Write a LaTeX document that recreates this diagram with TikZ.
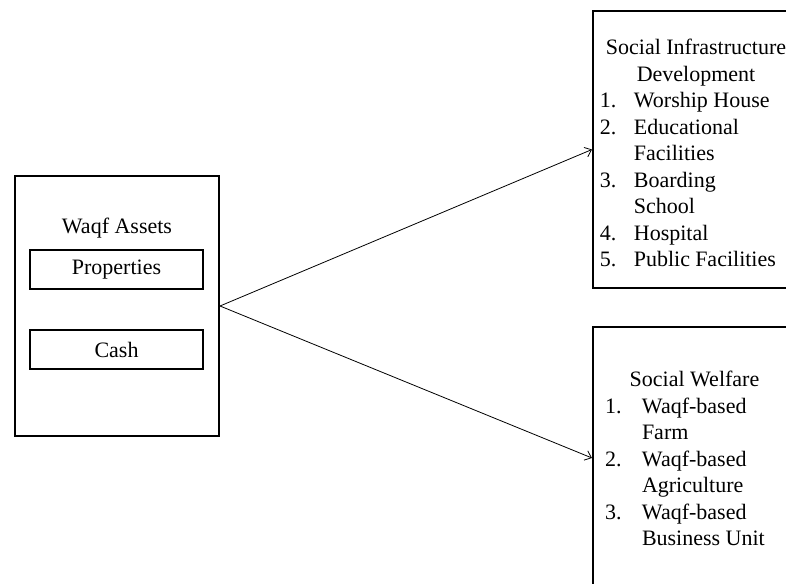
\documentclass[tikz,border=0pt]{standalone}
\usepackage{fontspec}
\setmainfont{Liberation Serif}
\usepackage{array}
\usetikzlibrary{arrows.meta,positioning}

\begin{document}
\begin{tikzpicture}[x=1pt,y=-1pt,>={Straight Barb[length=6pt,width=10pt]},
    node font=\fontsize{22}{26.5}\selectfont,
    outerbox/.style={draw,line width=2pt,inner sep=0pt},
    itembox/.style={draw,line width=2pt,minimum width=173pt,minimum height=39pt,inner sep=0pt},
    itemlist/.style={inner sep=0pt,align=left}]
    \path[use as bounding box,clip] (0,0) rectangle (786,583);
    %
    % waqf assets
    \node[outerbox,minimum width=204pt,minimum height=260pt] (assets) at (117,306) {};
    \node[inner sep=0pt] (assetstitle) at (117,228.5) {Waqf Assets};
    \node[itembox] (properties) at (116.5,269.5) {Properties};
    \node[itembox] (cash) at (116.5,349.5) {Cash};
    %
    % social infrastructure (runs past the right edge)
    \node[outerbox,minimum width=300pt,minimum height=277pt] (infra) at (743,149.5) {};
    \node[itemlist] (infralist) at (696,155.5) {%
      \begin{tabular}{@{}p{34pt}@{}p{142pt}@{}}
        \multicolumn{2}{c}{Social Infrastructure}\\
        \multicolumn{2}{c}{Development}\\
        1. & Worship House\\
        2. & Educational\\
           & Facilities\\
        3. & Boarding\\
           & School\\
        4. & Hospital\\
        5. & Public Facilities
      \end{tabular}};
    %
    % social welfare (runs past the right and bottom edges)
    \node[outerbox,minimum width=300pt,minimum height=262pt] (welfare) at (743,458) {};
    \node[itemlist] (welfarelist) at (694.5,461) {%
      \begin{tabular}{@{}p{37pt}@{}p{142pt}@{}}
        \multicolumn{2}{c}{Social Welfare}\\
        1. & Waqf-based\\
           & Farm\\
        2. & Waqf-based\\
           & Agriculture\\
        3. & Waqf-based\\
           & Business Unit
      \end{tabular}};
    %
    \draw[->,line width=0.8pt] (assets.east) -- (infra.west);
    \draw[->,line width=0.8pt] (assets.east) -- (welfare.west);
  \end{tikzpicture}
\end{document}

• • • • • • •

:: TO BE DONE ::
Copy each line in full and exactly, omitting any picture.

:: WRITTEN RESPONSE ::
Write a LaTeX document that recreates this diagram with TikZ.
\documentclass[tikz,border=0pt]{standalone}
\usepackage{fontspec}
\setmainfont{Liberation Serif}
\usepackage{array}
\usetikzlibrary{arrows.meta,positioning}

\begin{document}
\begin{tikzpicture}[x=1pt,y=-1pt,>={Straight Barb[length=6pt,width=10pt]},
    node font=\fontsize{22}{26.5}\selectfont,
    outerbox/.style={draw,line width=2pt,inner sep=0pt},
    itembox/.style={draw,line width=2pt,minimum width=173pt,minimum height=39pt,inner sep=0pt},
    itemlist/.style={inner sep=0pt,align=left}]
    \path[use as bounding box,clip] (0,0) rectangle (786,583);
    %
    % waqf assets
    \node[outerbox,minimum width=204pt,minimum height=260pt] (assets) at (117,306) {};
    \node[inner sep=0pt] (assetstitle) at (117,228.5) {Waqf Assets};
    \node[itembox] (properties) at (116.5,269.5) {Properties};
    \node[itembox] (cash) at (116.5,349.5) {Cash};
    %
    % social infrastructure (runs past the right edge)
    \node[outerbox,minimum width=300pt,minimum height=277pt] (infra) at (743,149.5) {};
    \node[itemlist] (infralist) at (696,155.5) {%
      \begin{tabular}{@{}p{34pt}@{}p{142pt}@{}}
        \multicolumn{2}{c}{Social Infrastructure}\\
        \multicolumn{2}{c}{Development}\\
        1. & Worship House\\
        2. & Educational\\
           & Facilities\\
        3. & Boarding\\
           & School\\
        4. & Hospital\\
        5. & Public Facilities
      \end{tabular}};
    %
    % social welfare (runs past the right and bottom edges)
    \node[outerbox,minimum width=300pt,minimum height=262pt] (welfare) at (743,458) {};
    \node[itemlist] (welfarelist) at (694.5,461) {%
      \begin{tabular}{@{}p{37pt}@{}p{142pt}@{}}
        \multicolumn{2}{c}{Social Welfare}\\
        1. & Waqf-based\\
           & Farm\\
        2. & Waqf-based\\
           & Agriculture\\
        3. & Waqf-based\\
           & Business Unit
      \end{tabular}};
    %
    \draw[->,line width=0.8pt] (assets.east) -- (infra.west);
    \draw[->,line width=0.8pt] (assets.east) -- (welfare.west);
  \end{tikzpicture}
\end{document}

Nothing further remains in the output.